Sam Raina is a leader in the technology industry. He oversees the design and development of a large website with millions of hits a day. He has more than 60 people working for him. It’s a big team. There are many moving parts, from designers to coders to copy editors. How does he motivate his team to design and launch entirely new pages for the website from scratch?
He follows Parkinson’s Law and cuts down time.
He books his entire team for secret one-day meetings and then issues them a challenge in the morning that he says they’re going to get done by the end of the day. There is only one day to make an entire website. From designing to layout to testing — everything. Everyone freaks out about the deadline. And then, everyone starts working together.
“The less time we have to do it, the more focused and organized we are. We all work together. We have to. There is no way we’d hit the deadline otherwise. And we always manage to pull it off,” Raina says.
By spending a day on a project that would otherwise take months, he frees up everyone’s thinking time, transactional time and work time. Nobody will be thinking about the website in the bed, bath, or bus again. They can think about other things. There will be no emails about the website, no out-of-office messages, no meetings set up to discuss it, no confusion about who said what. Everyone talks in person. At the same time. Until it’s done.

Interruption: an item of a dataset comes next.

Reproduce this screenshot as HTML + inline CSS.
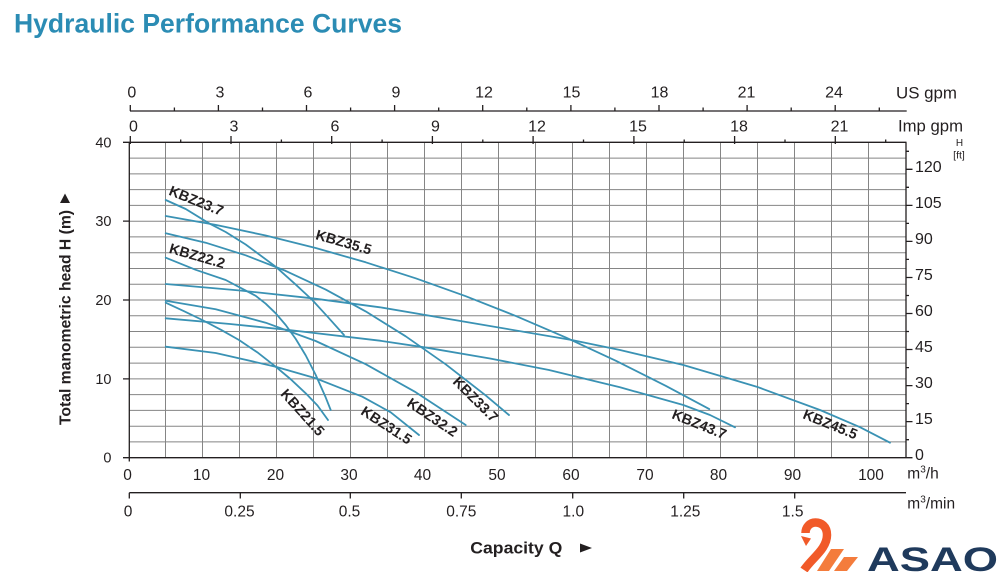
<!DOCTYPE html>
<html><head><meta charset="utf-8"><style>
html,body{margin:0;padding:0;background:#fff;}
svg{display:block;}
text{font-family:"Liberation Sans",Arial,sans-serif;fill:#231f20;}
</style></head><body>
<svg width="999" height="572" viewBox="0 0 999 572" xmlns="http://www.w3.org/2000/svg">
<rect width="999" height="572" fill="#fff"/>
<text x="14" y="32.5" font-size="26.5" font-weight="bold" style="fill:#2b8cb4" textLength="388" lengthAdjust="spacingAndGlyphs">Hydraulic Performance Curves</text>

<!-- grid -->
<g stroke="#858585" stroke-width="1" fill="none">
<path d="M165.5 142.3V457.7M202.5 142.3V457.7M239.5 142.3V457.7M276.5 142.3V457.7M313.5 142.3V457.7M350.5 142.3V457.7M387.5 142.3V457.7M424.5 142.3V457.7M461.5 142.3V457.7M498.5 142.3V457.7M535.5 142.3V457.7M572.5 142.3V457.7M609.5 142.3V457.7M646.5 142.3V457.7M683.5 142.3V457.7M720.5 142.3V457.7M757.5 142.3V457.7M794.5 142.3V457.7M831.5 142.3V457.7M868.5 142.3V457.7"/>
<path d="M129 441.9H906M129 426.2H906M129 410.4H906M129 394.6H906M129 378.9H906M129 363.1H906M129 347.3H906M129 331.5H906M129 315.8H906M129 300H906M129 284.2H906M129 268.5H906M129 252.7H906M129 236.9H906M129 221.2H906M129 205.4H906M129 189.6H906M129 173.9H906M129 158.1H906"/>
</g>

<!-- axes -->
<g stroke="#231f20" stroke-width="1.3" fill="none">
<path d="M123 142.3H906.5M129.3 142.3V461.5M123 457.7H906M906 142.3V457.7"/>
<path d="M123 221.1H129.3M123 300H129.3M123 378.9H129.3"/>
<path d="M130 111H906.7"/>
<path d="M130.3 105V111M218.4 105V111M306.5 105V111M394.6 105V111M482.7 105V111M570.9 105V111M659 105V111M747.1 105V111M835.2 105V111"/>
<path d="M174.4 107.5V111M262.5 107.5V111M350.6 107.5V111M438.7 107.5V111M526.8 107.5V111M614.9 107.5V111M703.1 107.5V111M791.2 107.5V111M879.3 107.5V111"/>
<path d="M130.3 136V144M231 136V144M331.7 136V144M432.4 136V144M533.1 136V144M633.9 136V144M734.6 136V144M835.3 136V144"/>
<path d="M180.7 139.5V143M281.4 139.5V143M382.1 139.5V143M482.8 139.5V143M583.5 139.5V143M684.2 139.5V143M785 139.5V143M885.7 139.5V143"/>
<path d="M906 457.7H912.5M906 421.6H912.5M906 385.6H912.5M906 349.5H912.5M906 313.5H912.5M906 277.5H912.5M906 241.4H912.5M906 205.4H912.5M906 169.3H912.5"/>
<path d="M906 439.7H909M906 403.6H909M906 367.6H909M906 331.5H909M906 295.5H909M906 259.4H909M906 223.4H909M906 187.3H909M906 151.3H909"/>
<path d="M129.3 492.7H906"/>
<path d="M129.3 492.7V498.5M240.3 492.7V498.5M350.3 492.7V498.5M461.3 492.7V498.5M572.7 492.7V498.5M683.7 492.7V498.5M794.7 492.7V498.5"/>
</g>

<!-- top labels -->
<g font-size="16" text-anchor="middle">
<text x="131.8" y="97.7">0</text><text x="219.9" y="97.7">3</text><text x="308" y="97.7">6</text><text x="396" y="97.7">9</text><text x="484" y="97.7">12</text><text x="571.5" y="97.7">15</text><text x="659.5" y="97.7">18</text><text x="746.5" y="97.7">21</text><text x="834" y="97.7">24</text>
<text x="133.5" y="131.7">0</text><text x="234" y="131.7">3</text><text x="335" y="131.7">6</text><text x="435.5" y="131.7">9</text><text x="537" y="131.7">12</text><text x="638" y="131.7">15</text><text x="739" y="131.7">18</text><text x="839.5" y="131.7">21</text>
</g>
<text x="896" y="98.3" font-size="16.5" textLength="61" lengthAdjust="spacingAndGlyphs">US gpm</text>
<text x="898" y="131.7" font-size="16.5" textLength="65" lengthAdjust="spacingAndGlyphs">Imp gpm</text>
<text x="959.5" y="146" font-size="10" text-anchor="middle">H</text>
<text x="959" y="158.5" font-size="10.5" text-anchor="middle">[ft]</text>

<!-- left labels -->
<g font-size="14.5" text-anchor="end" dominant-baseline="central">
<text x="111.5" y="143.5">40</text><text x="111.5" y="222">30</text><text x="111.5" y="301">20</text><text x="111.5" y="380">10</text><text x="111.5" y="458.5">0</text>
</g>
<!-- right labels -->
<g font-size="16" dominant-baseline="central">
<text x="915" y="455.7">0</text><text x="915" y="419.6">15</text><text x="915" y="383.6">30</text><text x="915" y="347.5">45</text><text x="915" y="311.5">60</text><text x="915" y="275.5">75</text><text x="915" y="239.4">90</text><text x="915" y="203.4">105</text><text x="915" y="167.3">120</text>
</g>

<!-- bottom labels -->
<g font-size="15.5" text-anchor="middle">
<text x="127.5" y="480">0</text><text x="201.5" y="480">10</text><text x="275.5" y="480">20</text><text x="349" y="480">30</text><text x="422.5" y="480">40</text><text x="497" y="480">50</text><text x="571" y="480">60</text><text x="645" y="480">70</text><text x="718.5" y="480">80</text><text x="792.5" y="480">90</text><text x="871" y="480">100</text>
<text x="128" y="516.7">0</text><text x="239.5" y="516.7">0.25</text><text x="349.5" y="516.7">0.5</text><text x="461.3" y="516.7">0.75</text><text x="573.3" y="516.7">1.0</text><text x="685.3" y="516.7">1.25</text><text x="792.7" y="516.7">1.5</text>
</g>
<text x="907.3" y="478.3" font-size="15.5">m<tspan font-size="10" dy="-6">3</tspan><tspan dy="6">/h</tspan></text>
<text x="907.3" y="508.3" font-size="15.5">m<tspan font-size="10" dy="-6">3</tspan><tspan dy="6">/min</tspan></text>

<!-- axis titles -->
<text x="470.3" y="553.5" font-size="16.5" font-weight="bold" textLength="92" lengthAdjust="spacingAndGlyphs">Capacity Q</text>
<polygon points="580,543.5 592,548 580,552.5" fill="#231f20"/>
<text transform="translate(70.5,425) rotate(-90)" font-size="15.7" font-weight="bold" textLength="215" lengthAdjust="spacingAndGlyphs">Total manometric head H (m)</text>
<polygon points="60,203 70,203 65,193.5" fill="#231f20"/>

<!-- curves -->
<g stroke="#3a92b4" stroke-width="1.8" fill="none" stroke-linejoin="round" stroke-linecap="round">
<polyline points="165.7,200 185.7,209 209,223.3 225.7,232 245.7,244.5 275.7,266.7 295.7,284.6 312.3,300 327.7,316.8 344,335"/>
<polyline points="165.7,216 215.7,224.9 265.7,235.5 315.7,248 365.7,262.3 415.7,278.3 465.7,296.2 515.7,315.9 565.7,337.4 615.7,360.7 665.7,385.8 709.3,409.1"/>
<polyline points="165.7,233.3 205.7,242.7 245.7,255.3 285.7,270.9 325.7,289.6 365.7,311.4 405.7,336.3 445.7,364.3 485.7,395.4 509,415"/>
<polyline points="165.7,257.7 195.7,269.8 225.7,280 255.7,295.8 265.7,303.7 275.7,313.3 285.7,325 295.7,338.9 305.7,355.4 315.7,374.9 325.7,397.4 330.7,410"/>
<polyline points="165.7,302.7 184,311.2 202.3,320 221,329.8 239,340 258,352.8 275.7,366.7 291,379.5 305.7,393.3 317.5,405.5 328,420"/>
<polyline points="165.7,300.7 215.7,309.3 265.7,322.7 315.7,341 365.7,364.2 415.7,392.2 465.7,425"/>
<polyline points="165.7,346.7 215.7,353 275.7,366.7 315.7,378.3 362.3,396.7 390.7,412.3 419,435"/>
<polyline points="165.7,318.3 230,324 289,330 380,340.7 426.7,347.7 490,358.5 549,370 620,387.3 683.3,405 710,415 735,427.3"/>
<polyline points="165.7,284 240,290.5 312.3,298.3 380,307.3 470,322.6 571.7,340 620,350 683.3,365 756.7,386.7 820,410 860,427.2 890,442.7"/>
</g>

<!-- curve labels -->
<g font-size="14.3" font-weight="bold" text-anchor="middle" dominant-baseline="central">
<text transform="translate(196,201.5) rotate(22)">KBZ23.7</text>
<text transform="translate(343.5,243) rotate(16)">KBZ35.5</text>
<text transform="translate(197,256.7) rotate(16)">KBZ22.2</text>
<text transform="translate(302,413) rotate(48)">KBZ21.5</text>
<text transform="translate(386,426) rotate(33)">KBZ31.5</text>
<text transform="translate(432,418) rotate(34)">KBZ32.2</text>
<text transform="translate(475,400) rotate(45)">KBZ33.7</text>
<text transform="translate(699,425) rotate(22)">KBZ43.7</text>
<text transform="translate(830,425) rotate(22)">KBZ45.5</text>
</g>

<!-- logo -->
<g>
<path d="M804 570 C812 558, 827 549, 827 535 C827 526, 821 522.5, 815.5 522.5 C809.5 522.5, 805.5 527.5, 805.5 533" stroke="#f15a29" stroke-width="8.5" fill="none"/>
<polygon points="801,536 811,538.5 806,546" fill="#f15a29"/>
<polygon points="817,571 831,549 844,549 829,571" fill="#f47c3c"/>
<polygon points="834,571 844,557 858,557 847,571" fill="#f47c3c"/>
<text x="867" y="571" font-size="34" font-weight="bold" style="fill:#1f3a5c" textLength="131" lengthAdjust="spacingAndGlyphs">ASAO</text>
</g>
</svg>
</body></html>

What’s the counterintuitive secret to having more time?
Chop the amount of time you have to do it.
If you look at the graph explaining Parkinson’s Law, the left side shows the less time available, the more effort you put in. There is no choice. The deadline is right here. Think of how focused you are in an exam. Two hours to do it? You do it in two hours. That deadline creates an urgency that allows the mind to prioritize and focus.
If you look at the right of the graph, the more time available, the less effort we put in overall. A little thought today. Start the project tomorrow. Revisit it next week. We procrastinate. Why? Because we’re allowed to. There is no penalty. Nothing kills productivity faster than a late deadline.
What does C. Northcote Parkinson say about waiting to get it done? “Delay is the deadliest form of denial,” he says. Have you ever finished a project on time and then the teacher announces to the class that the deadline has been extended? What a bummer. Now, even though you finished at the original deadline, you get the pain and torture of mentally revisiting your project over and over again until you hand it in. Could it be better? How can we improve it?
Remember: Work expands to fill the time available for its completion. In most projects, what invisible liability do you find? Time. Too much of it. And work expanding to fill it as a result.
What’s the solution? Create last-minute panic. Move deadlines up, revise them for yourself and remember you are creating space after the project has been delivered. Remember: A late deadline is painful. Nothing gets done.
Do only nerds do their homework Friday night? Maybe.
But they’re the ones with the whole weekend to party.